Musical Language was:(Re: DIPLOMACY: Memetic Morphing)

Max M (maxm@maxmcorp.dk)
Mon, 16 Nov 1998 15:26:19 +0100

From: Patrick Wilken <patrickw@cs.monash.edu.au>

>There was a recent article in Nature/Science suggesting that music training
>in childhood permanently raised verbal IQ. I haven't read the article so
>can't comment, but it seemed to have surface plausibity. The argument that
>similar (same?) areas of the brain are used by both.

As a long time musician (+15 Years) I am absolutely convinced that music is no more than a stylised abstraction of the human language!

Music consists of rythm, tone and pitch. When I hear my kids learning to speak they don't say the words right at first, but the rythm, tone and pitch is in place long before that.

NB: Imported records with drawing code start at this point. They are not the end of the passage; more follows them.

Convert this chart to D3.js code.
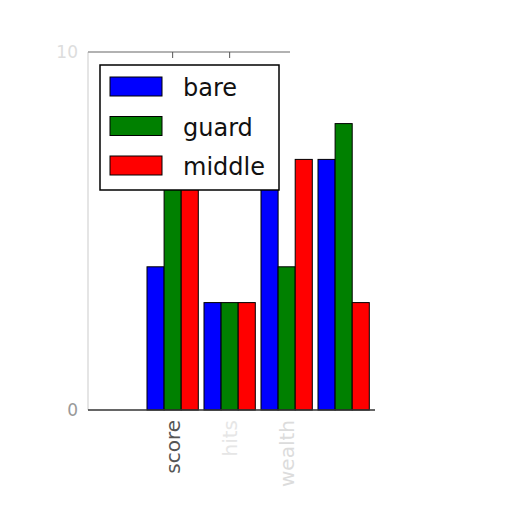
<!DOCTYPE html>
<html><head><meta charset="utf-8">
<script src="https://cdn.jsdelivr.net/npm/d3@7"></script>
<style>body{margin:0;background:#fff}svg{display:block}</style>
</head><body>
<script>
const groups = [0, 1, 2, 3, 4];
const tickLabels = ["", "score", "hits", "wealth", ""];
const tickColors = ["#fff", "#555", "#e6e6e6", "#dcdcdc", "#fff"];
const seriesNames = ["bare", "guard", "middle"];
const seriesColors = ["#0000ff", "#008000", "#ff0000"];
const bare = [0, 4, 3, 7, 7];
const guard = [0, 9, 3, 4, 8];
const middle = [0, 8, 3, 7, 3];
const series = [bare, guard, middle];
const yTicks = [0, 10];
const yTickColors = ["#999", "#ddd"];

const W = 512, H = 512;
const svg = d3.select("body").append("svg").attr("width", W).attr("height", H);
const x = d3.scaleLinear().domain([0, 5.035]).range([88, 375]);
const y = d3.scaleLinear().domain([0, 10]).range([410, 52]);
const off = 0.035, bw = 0.3;

// frame
svg.append("line").attr("x1", x(0)).attr("x2", x(0)).attr("y1", y(0)).attr("y2", y(10)).attr("stroke", "#ddd").attr("stroke-width", 1.5);
svg.append("line").attr("x1", x(0)).attr("x2", 290).attr("y1", y(10)).attr("y2", y(10)).attr("stroke", "#999").attr("stroke-width", 1.5);

// bars
series.forEach((vals, s) => {
  svg.append("g").selectAll("rect").data(groups).join("rect")
    .attr("x", g => x(g + off + s * bw))
    .attr("width", x(bw) - x(0))
    .attr("y", g => y(series[s][g]))
    .attr("height", g => y(0) - y(series[s][g]))
    .attr("fill", seriesColors[s])
    .attr("stroke", "#000").attr("stroke-width", 1);
});

// bottom axis line
svg.append("line").attr("x1", x(0)).attr("x2", x(5.035)).attr("y1", y(0)).attr("y2", y(0)).attr("stroke", "#333").attr("stroke-width", 1.5);

// top ticks
[1, 2].forEach(g => {
  const tx = x(g + off + 1.5 * bw);
  svg.append("line").attr("x1", tx).attr("x2", tx).attr("y1", y(10)).attr("y2", y(10) + 6).attr("stroke", "#555");
});

// x tick labels (rotated)
groups.forEach(g => {
  if (!tickLabels[g]) return;
  const tx = x(g + off + 1.5 * bw);
  svg.append("text").attr("transform", `translate(${tx + 7},${y(0) + 10}) rotate(-90)`)
    .attr("text-anchor", "end").attr("font-family", "DejaVu Sans").attr("font-size", 20)
    .attr("fill", tickColors[g]).text(tickLabels[g]);
});

// y tick labels
yTicks.forEach((t, i) => {
  svg.append("text").attr("x", x(0) - 10).attr("y", y(t) + 6).attr("text-anchor", "end")
    .attr("font-family", "DejaVu Sans").attr("font-size", 17).attr("fill", yTickColors[i]).text(t);
});

// legend
const lg = svg.append("g");
lg.append("rect").attr("x", 100).attr("y", 65).attr("width", 179).attr("height", 125)
  .attr("fill", "#fff").attr("stroke", "#000").attr("stroke-width", 1.5);
seriesNames.forEach((n, i) => {
  const yy = 77 + i * 39.5;
  lg.append("rect").attr("x", 110).attr("y", yy).attr("width", 52).attr("height", 19)
    .attr("fill", seriesColors[i]).attr("stroke", "#000").attr("stroke-width", 1);
  lg.append("text").attr("x", 183).attr("y", yy + 19).attr("font-family", "DejaVu Sans")
    .attr("font-size", 24).attr("fill", "#111").text(n);
});
</script>
</body></html>
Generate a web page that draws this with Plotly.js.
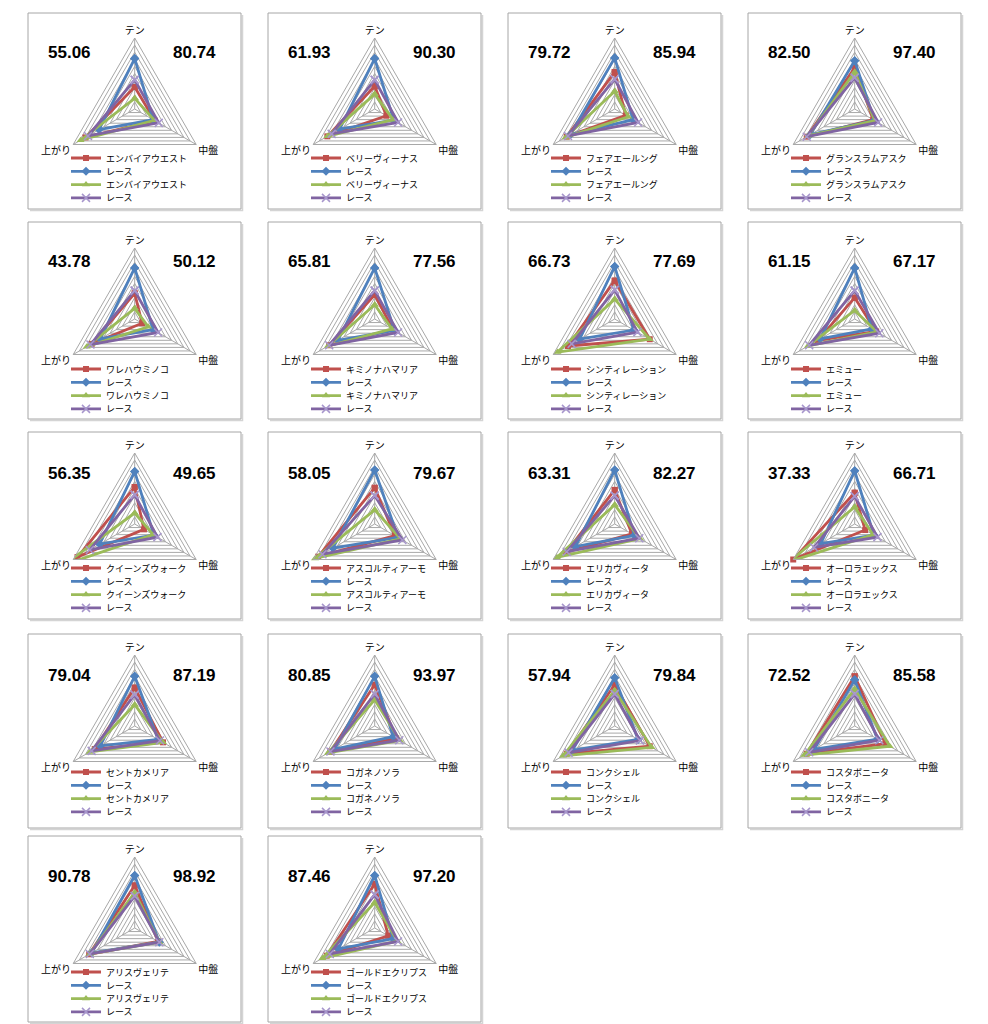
<!DOCTYPE html>
<html><head><meta charset="utf-8">
<script src="https://cdn.plot.ly/plotly-3.0.1.min.js"></script>
<style>html,body{margin:0;padding:0;background:#fff;overflow:hidden;}#chart{display:block;}</style>
</head><body>
<div id="chart" style="width:988px;height:1024px;"></div>
<script>
// ---------- data ----------
const axisLabels = ['テン', '中盤', '上がり'];
const horseNames = ['エンバイアウエスト','ベリーヴィーナス','フェアエールング','グランスラムアスク',
  'ワレハウミノコ','キミノナハマリア','シンティレーション','エミュー',
  'クイーンズウォーク','アスコルティアーモ','エリカヴィータ','オーロラエックス',
  'セントカメリア','コガネノソラ','コンクシェル','コスタボニータ',
  'アリスヴェリテ','ゴールドエクリプス'];
const raceLabel = 'レース';
const scoreLeft  = ['55.06','61.93','79.72','82.50','43.78','65.81','66.73','61.15','56.35','58.05','63.31','37.33','79.04','80.85','57.94','72.52','90.78','87.46'];
const scoreRight = ['80.74','90.30','85.94','97.40','50.12','77.56','77.69','67.17','49.65','79.67','82.27','66.71','87.19','93.97','79.84','85.58','98.92','97.20'];
// values per panel: [テン, 中盤, 上がり]
const horseA = [[0.31,0.33,0.80],[0.32,0.19,0.77],[0.52,0.18,0.78],[0.58,0.30,0.78],
  [0.36,0.12,0.70],[0.34,0.30,0.74],[0.54,0.57,0.76],[0.30,0.35,0.60],
  [0.52,0.15,0.93],[0.51,0.33,0.92],[0.48,0.28,0.79],[0.44,0.17,1.00],
  [0.54,0.46,0.65],[0.58,0.35,0.72],[0.58,0.57,0.78],[0.70,0.50,0.78],
  [0.60,0.38,0.74],[0.62,0.22,0.78]];
const raceA = [[0.71,0.30,0.58],[0.71,0.31,0.57],[0.72,0.30,0.72],[0.68,0.32,0.72],
  [0.72,0.30,0.56],[0.72,0.32,0.60],[0.74,0.31,0.57],[0.72,0.28,0.56],
  [0.74,0.31,0.57],[0.76,0.38,0.68],[0.76,0.32,0.64],[0.75,0.31,0.55],
  [0.70,0.38,0.56],[0.70,0.30,0.65],[0.68,0.38,0.69],[0.65,0.37,0.66],
  [0.74,0.40,0.70],[0.74,0.30,0.59]];
const horseB = [[0.15,0.32,0.88],[0.21,0.30,0.77],[0.25,0.22,0.80],[0.52,0.33,0.76],
  [0.15,0.22,0.78],[0.20,0.28,0.76],[0.28,0.57,0.93],[0.12,0.36,0.76],
  [0.155,0.30,1.15],[0.20,0.42,0.97],[0.27,0.41,0.94],[0.24,0.30,1.06],
  [0.30,0.46,0.73],[0.37,0.41,0.76],[0.50,0.60,0.84],[0.52,0.57,0.82],
  [0.50,0.40,0.73],[0.36,0.37,0.85]];
const raceB = [[0.41,0.39,0.76],[0.41,0.38,0.70],[0.42,0.38,0.76],[0.44,0.38,0.78],
  [0.40,0.38,0.72],[0.40,0.38,0.74],[0.41,0.37,0.70],[0.40,0.40,0.74],
  [0.41,0.37,0.73],[0.40,0.45,0.85],[0.40,0.40,0.78],[0.39,0.37,0.66],
  [0.44,0.41,0.70],[0.45,0.40,0.72],[0.45,0.41,0.75],[0.45,0.40,0.74],
  [0.45,0.40,0.73],[0.47,0.38,0.73]];

// ---------- layout geometry ----------
const W = 988, H = 1024, R = 71;
const colCX = [134.7, 374.7, 614.7, 854.7];
const rowCY = [109, 319, 524, 726, 928];
const legendFirstY = [158, 369, 568, 772, 972];
const scoreDY = [-57, -58, -51, -51, -52];
const boxTop = [13, 222, 432, 634, 836];
const boxBot = [209, 419, 619, 828, 1022];
const gridCol = '#a8a8a8';
const cjk = 'Noto Sans CJK JP, sans-serif';

const styles = [
  {data: horseA, horse: true,  color: '#C0504D', marker: {symbol: 'square', size: 6, color: '#C0504D'}},
  {data: raceA,  horse: false, color: '#4F81BD', marker: {symbol: 'diamond', size: 7, color: '#4F81BD'}},
  {data: horseB, horse: true,  color: '#9BBB59', marker: {symbol: 'triangle-up', size: 7, color: '#9BBB59'}},
  {data: raceB,  horse: false, color: '#8064A2', marker: {symbol: 'x-thin-open', size: 8, color: '#a796cc', line: {width: 1.5, color: '#a796cc'}}}
];

const traces = [];
const layout = {
  width: W, height: H, autosize: false,
  margin: {l: 0, r: 0, t: 0, b: 0, pad: 0, autoexpand: false},
  paper_bgcolor: '#fff', plot_bgcolor: '#fff',
  annotations: [], shapes: []
};

for (let i = 0; i < horseNames.length; i++) {
  const r = Math.floor(i / 4), c = i % 4;
  const cx = colCX[c], cy = rowCY[r];
  const pk = i ? 'polar' + (i + 1) : 'polar';
  const lk = i ? 'legend' + (i + 1) : 'legend';
  styles.forEach(s => {
    const v = s.data[i];
    traces.push({
      type: 'scatterpolar', mode: 'lines+markers', subplot: pk, legend: lk,
      name: s.horse ? horseNames[i] : raceLabel,
      r: v.concat([v[0]]), theta: axisLabels.concat([axisLabels[0]]),
      line: {color: s.color, width: 2.8},
      marker: s.marker, cliponaxis: false, hoverinfo: 'skip'
    });
  });
  layout[pk] = {
    domain: {x: [(cx - R) / W, (cx + R) / W], y: [1 - (cy + R) / H, 1 - (cy - R) / H]},
    gridshape: 'linear', bgcolor: 'rgba(0,0,0,0)',
    radialaxis: {range: [0, 1], tick0: 0, dtick: 0.1, showticklabels: false, ticks: '',
      showline: false, gridcolor: gridCol, gridwidth: 1},
    angularaxis: {type: 'category', categoryarray: axisLabels, direction: 'clockwise', rotation: 90,
      showline: true, linecolor: gridCol, linewidth: 1, gridcolor: gridCol, ticks: '',
      tickfont: {family: cjk, size: 10, color: '#000'}}
  };
  layout[lk] = {
    x: (28 + 240 * c + 38) / W, xanchor: 'left',
    y: 1 - (legendFirstY[r] - 14.5) / H, yanchor: 'top',
    bgcolor: 'rgba(0,0,0,0)', borderwidth: 0,
    font: {family: cjk, size: 9, color: '#000'}
  };
  [[scoreLeft[i], cx - 65], [scoreRight[i], cx + 60]].forEach(([txt, ax]) => {
    layout.annotations.push({
      xref: 'paper', yref: 'paper', x: ax / W, y: 1 - (cy + scoreDY[r]) / H,
      xanchor: 'center', yanchor: 'middle',
      text: '<b>' + txt + '</b>', showarrow: false,
      font: {family: 'Liberation Sans, Arial, sans-serif', size: 17, color: '#000'}
    });
  });
  const bx0 = 28 + 240 * c, bx1 = 241 + 240 * c;
  // light drop shadow on right and bottom edges
  layout.shapes.push({
    type: 'path', xref: 'paper', yref: 'paper', layer: 'below',
    path: 'M ' + ((bx1 + 1.5) / W) + ' ' + (1 - (boxTop[r] + 2) / H) + ' L ' + ((bx1 + 1.5) / W) + ' ' + (1 - (boxBot[r] + 1.5) / H) +
          ' L ' + ((bx0 + 2) / W) + ' ' + (1 - (boxBot[r] + 1.5) / H),
    line: {color: '#d4d4d4', width: 1.5}
  });
  layout.shapes.push({
    type: 'rect', xref: 'paper', yref: 'paper', layer: 'below',
    x0: bx0 / W, x1: bx1 / W,
    y0: 1 - boxBot[r] / H, y1: 1 - boxTop[r] / H,
    line: {color: '#a6a6a6', width: 1}, fillcolor: 'rgba(0,0,0,0)'
  });
}

Plotly.newPlot('chart', traces, layout, {staticPlot: true, displayModeBar: false}).then(gd => {
  const STEP = 13.3;
  gd.querySelectorAll('g.scrollbox').forEach(sb => {
    const items = sb.querySelectorAll('g.traces');
    if (!items.length) return;
    const m = /translate\(\s*([-\d.e]+)[ ,]+([-\d.e]+)\s*\)/.exec(items[0].getAttribute('transform') || '');
    if (!m) return;
    const x0 = parseFloat(m[1]), y0 = parseFloat(m[2]);
    items.forEach((it, k) => it.setAttribute('transform', 'translate(' + x0 + ',' + (y0 + k * STEP) + ')'));
  });
});
</script>
</body></html>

My youngest girl is called Clara and when she tries to say her name it comes out as ara or aha.
My oldest son is called Magnus and she pronounces that as arhus. When she tries to say "thank you for dinner" (tak for mad) it comes out as "ak or ad".
In fact everything she tries to say comes out as a "musical" version of the right words and sentences. Even when it's all garbled the rythm is usually right.

It would also explain what a musical genre is. A dialect of a musical language. When the dialect becomes too different from it's root language it becomes a new language.

Any music we don't know ususally seems boring and superficial. That is probably because we don't understand the "language" and "dialect" of that genre. Thus we cannot enjoy the details, which is what usually defines a genre.